Hong Meng OS: ?60% faster

Huawei claims that its version of Android will be totally compatible and much faster. It hopes to ship in the fall, although that’s not certain.

The company believes it is making a better version of Android. “The performance improvement on this operating system will exceed 60%, which is a future-oriented microkernel. … Huawei has identified four major causes through detailed analysis and repeated verifications and introduced Android optimization and intelligent memory scheduling through the introduction of AI. , intelligent CPU scheduling and intelligent storage adjustments are resolved. Among them, by replacing the Android native file system with the F2FS file system, the problem of storage fragmentation is solved.”

Android is now years old and includes outdated technology. It certainly can be improved. But 60% overall improvement is highly unlike. It probably is measured in a very limited part of the system. We’ll learn more when we have independent tests.

The problem is not replacing the core of Android. Instead, Huawei must replace exactly a slew of apps Google includes in the actual distribution. Delivering that in the fall would be a remarkable achievement; it may slip into 2020.

Huawei has been actively contributing to the Android Open Source Project and has every right to put it to use. Google can’t cut off the company. Unfortunately, Google has been replacing the Open Source components with a slew of Google controlled closed software.

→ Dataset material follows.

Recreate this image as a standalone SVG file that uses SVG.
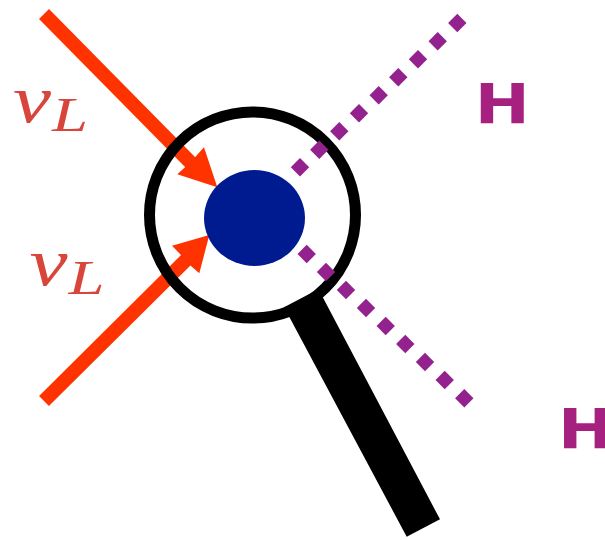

Ron Amadeo in a brilliant article demonstrates how Google has placed an “Iron grip on Android.” First, Google replaced Android music, gallery, keyboard, calendar, email, messaging and search with closed versions.

Google also created the Open Handset Alliance, which contractually prohibited from building non-Google approved devices. A product can be cut off unless it passes an arbitrary set of “compatibility tests.” In court, an email came out in which Google’s Dan Morrill says that it’s “obvious to the OEMs that we are using compatibility as a club to make them do what we want.”

Motorola was forced to drop Skyhook’s XPS WiFi and cell tower positioning system and stick to Google. Six years later, Google settled for US$90 million, a small price for dominating the market.